# RAM upgrade for Dell XPS 600



## Krattle (Jun 25, 2009)

I have a relatively old XPS 600 with 2gb of RAM and I want to upgrade. My OS is only 32-bit, but I've read that if I use 4gb of RAM, it will at least recognize around 3 to 3.5 GB of that. In case it matters, my GPU has 256mb RAM. Does the computer count that in the total RAM, and therefore subtract it from 4gb?

Is this true?

I'm a little confused about all the RAM options available. I want a kit of four 1GB 240-pin DIMMs, preferably Corsair, and it has to be DDR2. I'm pretty sure my mobo can support only 667mhz max. Beyond that I'm not sure. Does it matter if it's PC2-4300, PC2-5300, PC2-6400, or whatever? I don't even know what PC2 means, but I don't think my mobo could support PC3.

My motherboard is an Nvidia nForce4 SLIx16. Can that support anything like 800mhz or 1066mhz DDR2? I don't think it can, but I want to make sure that I'm not selling my self short by buying only 667mhz. I don't know if it's relevant, but my CPU is an Intel Pentium D 820 2.80GHz (Smithfield Socket 775 LGA) with an 800MHz FSB.

Thank you for any help,
Krattle


----------



## Krattle (Jun 25, 2009)

Also, it must be non ECC.

If I bought two packs of 2X1GB, would that work?

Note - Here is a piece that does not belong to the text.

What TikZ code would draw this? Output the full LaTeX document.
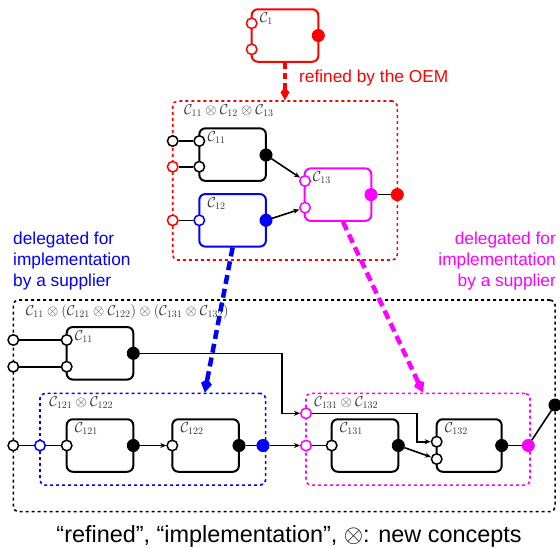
\documentclass[tikz,border=0pt]{standalone}
\usepackage{fontspec}
\setmainfont{Liberation Sans}
\usepackage{tikz}
\usetikzlibrary{arrows.meta}
\definecolor{oemred}{HTML}{FF0000}
\definecolor{supblue}{HTML}{0000FF}
\definecolor{supmag}{HTML}{FF00FF}
\definecolor{ink}{HTML}{000000}
\tikzset{
  comp/.style={draw, line width=2pt, rounded corners=6pt, minimum width=66.6pt, minimum height=52.5pt, inner sep=0pt},
  grp/.style={draw, line width=1.6pt, dash pattern=on 3pt off 3pt, rounded corners=5pt, inner sep=0pt},
  pin/.style={circle, draw, fill=white, line width=1.5pt, minimum size=10.5pt, inner sep=0pt},
  pout/.style={circle, draw, fill, line width=1pt, minimum size=12pt, inner sep=0pt},
  wire/.style={line width=1.6pt, color=ink},
  arr/.style={wire, -{Stealth[length=6pt, width=5pt]}},
  nm/.style={font=\fontsize{13.8}{16}\selectfont, text=ink!80, anchor=north west, inner sep=1pt},
  refine/.style={line width=3.5pt, dash pattern=on 6pt off 4pt, -{Kite[length=13pt, width=9pt, inset=5pt]}},
  deleg/.style={line width=4.5pt, dash pattern=on 9pt off 5pt, -{Kite[length=14pt, width=11pt, inset=5pt]}},
  lbl/.style={font=\fontsize{17.3}{21}\selectfont, inner sep=0pt},
}

\begin{document}
\begin{tikzpicture}[x=1pt, y=-1pt, sub/.style={comp, minimum width=65pt}]
    \useasboundingbox (0,0) rectangle (560,547);
    \node[grp, draw=oemred, minimum width=224.6pt, minimum height=159pt] (g1) at (285,180.5) {};
    \node[grp, draw=ink, minimum width=541.7pt, minimum height=211.7pt] (g2) at (284.2,405.8) {};
    \node[grp, draw=supblue, minimum width=225.7pt, minimum height=91.7pt] (g21) at (152.8,439.2) {};
    \node[grp, draw=supmag, minimum width=224pt, minimum height=91.7pt] (g22) at (418,439.2) {};
    \node[nm] (g1n) at ([shift={(11,3)}]g1.north west) {$\mathcal{C}_{11}\otimes\mathcal{C}_{12}\otimes\mathcal{C}_{13}$};
    \node[nm] (g2n) at ([shift={(12,4)}]g2.north west) {$\mathcal{C}_{11}\otimes(\mathcal{C}_{121}\otimes\mathcal{C}_{122})\otimes(\mathcal{C}_{131}\otimes\mathcal{C}_{132})$};
    \node[nm] (g21n) at ([shift={(9,3)}]g21.north west) {$\mathcal{C}_{121}\otimes\mathcal{C}_{122}$};
    \node[nm] (g22n) at ([shift={(8,3)}]g22.north west) {$\mathcal{C}_{131}\otimes\mathcal{C}_{132}$};
    \node[comp, draw=oemred] (c1) at (285,35.5) {};
    \node[comp] (c11) at (232.6,154.6) {};
    \node[comp, draw=supblue] (c12) at (232.6,220.3) {};
    \node[comp, draw=supmag] (c13) at (338,194.6) {};
    \node[comp] (l11) at (100,353.3) {};
    \node[comp] (c121) at (100,445.5) {};
    \node[comp] (c122) at (205.6,445.5) {};
    \node[comp] (c131) at (365,445.5) {};
    \node[sub] (c132) at (469.2,445.5) {};
    \foreach \c/\t in {c1/1,c11/{11},c12/{12},c13/{13},l11/{11},c121/{121},c122/{122},c131/{131},c132/{132}}
      \node[nm] (\c n) at ([shift={(8,3)}]\c.north west) {$\mathcal{C}_{\t}$};
    \node[pin, draw=oemred] (c1i1) at (251.7,23.3) {};
    \node[pin, draw=oemred] (c1i2) at (251.7,49.3) {};
    \node[pout, oemred] (c1o) at (318.3,35.5) {};
    \node[pin] (c11i1) at (199.3,141) {};
    \node[pin] (c11i2) at (199.3,166.7) {};
    \node[pout] (c11o) at (266,155) {};
    \node[pin, draw=supblue] (c12i) at (199.3,220.3) {};
    \node[pout, supblue] (c12o) at (266,220.3) {};
    \node[pin, draw=supmag] (c13i1) at (305,181) {};
    \node[pin, draw=supmag] (c13i2) at (305,207.7) {};
    \node[pout, supmag] (c13o) at (371,194.6) {};
    \node[pin] (g1i1) at (172.7,141) {};
    \node[pin, draw=oemred] (g1i2) at (172.7,166.7) {};
    \node[pin, draw=oemred] (g1i3) at (172.7,220.3) {};
    \node[pout, oemred] (g1o) at (397.3,194.6) {};
    \node[pin] (l11i1) at (66.7,340) {};
    \node[pin] (l11i2) at (66.7,366.7) {};
    \node[pout] (l11o) at (133.3,353.3) {};
    \node[pin] (c121i) at (66.7,445.5) {};
    \node[pout] (c121o) at (133.3,445.5) {};
    \node[pin] (c122i) at (172.3,445.5) {};
    \node[pout] (c122o) at (239,445.5) {};
    \node[pin] (c131i) at (331.7,445.5) {};
    \node[pout] (c131o) at (398.3,445.5) {};
    \node[pin] (c132i1) at (436.7,441.7) {};
    \node[pin] (c132i2) at (436.7,459) {};
    \node[pout] (c132o) at (501.7,445.5) {};
    \node[pin] (g2i1) at (13.3,340) {};
    \node[pin] (g2i2) at (13.3,366.7) {};
    \node[pin] (g2i3) at (13.3,445.5) {};
    \node[pout] (g2o) at (555,405) {};
    \node[pin, draw=supblue] (g21i) at (40,445.5) {};
    \node[pout, supblue] (g21o) at (263,445.5) {};
    \node[pin, draw=supmag] (g22i1) at (306,413.3) {};
    \node[pin, draw=supmag] (g22i2) at (306,445.5) {};
    \node[pout, supmag] (g22o) at (528.3,445.5) {};
    \coordinate (k1) at (281.7,413.3);
    \coordinate (k2) at (416.7,441.7);
    \foreach \a/\b in {g1i1/c11i1,g1i2/c11i2,g1i3/c12i,c13o/g1o,g2i1/l11i1,g2i2/l11i2,g2i3/g21i,g21i/c121i,c122o/g21o,g22i2/c131i,c132o/g22o,g22o/g2o} \draw[wire] (\a) -- (\b);
    \foreach \a/\b in {c11o/c13i1,c12o/c13i2,c121o/c122i,g21o/g22i2,c131o/c132i2} \draw[arr] (\a) -- (\b);
    \draw[arr] (l11o) -| (k1) -- (g22i1);
    \draw[arr] (g22i1) -| (k2) -- (c132i1);
    \draw[refine, oemred] (c1) -- (g1);
    \draw[deleg, supblue] (c12.south) -- ([xshift=52pt]g21.north);
    \draw[deleg, supmag] ([xshift=5pt]c13.south) -- ([xshift=5pt]g22.north);
    \node[lbl, text=oemred, anchor=west] (oem) at (299,78) {refined by the OEM};
    \node[lbl, text=supblue, align=left, anchor=west] (dl) at (13,261) {delegated for\\implementation\\by a supplier};
    \node[lbl, text=supmag, align=right, anchor=east] (dr) at (556,261) {delegated for\\implementation\\by a supplier};
    \node[font=\fontsize{23.4}{28}\selectfont, inner sep=0pt] (note) at (289,536) {``refined'', ``implementation'', $\otimes$: new concepts};
\end{tikzpicture}
\end{document}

http://www.newegg.com/Product/Product.aspx?Item=N82E16820145098


----------



## Wrench97 (May 10, 2008)

For OEM systems especially Dell I use Crucial it just simply works. 
http://www.crucial.com/store/mpartspecs.aspx?mtbpoid=2B44AF91A5CA7304 

32 Bit OS's have a 4 gig mathematical address space limit including system devices and add in cards. You will most likely see 3.2Gig available to windows, but windows also limits programs to 2gig max over 2gig in XP doesn't give a lot of improvement in overall system performance unless you are running out of ram causing virtual memory hard drive writes/reads.


----------



## Krattle (Jun 25, 2009)

Ok, but can I at least upgrade to 800MHz (PC2-6400)? Will my computer run the RAM at that speed? Crucial claims my computer can support that.


----------



## Wrench97 (May 10, 2008)

DDR2 800 will run but at 667 speeds as that's as fast as the motherboard supports.
And a to run 667 all the sticks will have to be 667 a lot of the 600's shipped with 533.


----------



## Krattle (Jun 25, 2009)

Yeah, I went with 667. My mobo definitely can't support 800. Thanks for the help!


----------



## Wrench97 (May 10, 2008)

Anytime.


----------



## Intrepidacious (Jan 2, 2010)

There's not been an update on this thread, and it's a little old, but I had to put in my own two cents since it involves an XPS 600.

Windows 32-bit will only see 2GB of RAM on an XPS 600, period. (XP or Vista or whatever)

You can put a lot more RAM in it, upgrade the BIOS, the works, and 32-bit Windows will still see only 2GB.

It's a limitation of the BIOS or of the chipset or the SLI implementation or... something. And my XPS 600 has only ever had 1 video card in it at a time, anyway....

I did a lot of research for a tweak to get it to work on 32bit, but never was able to find a solution for my own 4GB XPS 600, other than to install 64-bit Windows on it. I've not yet done that but apparently 64-bit Windows is the cure for larger amounts of RAM on an XPS 600.


----------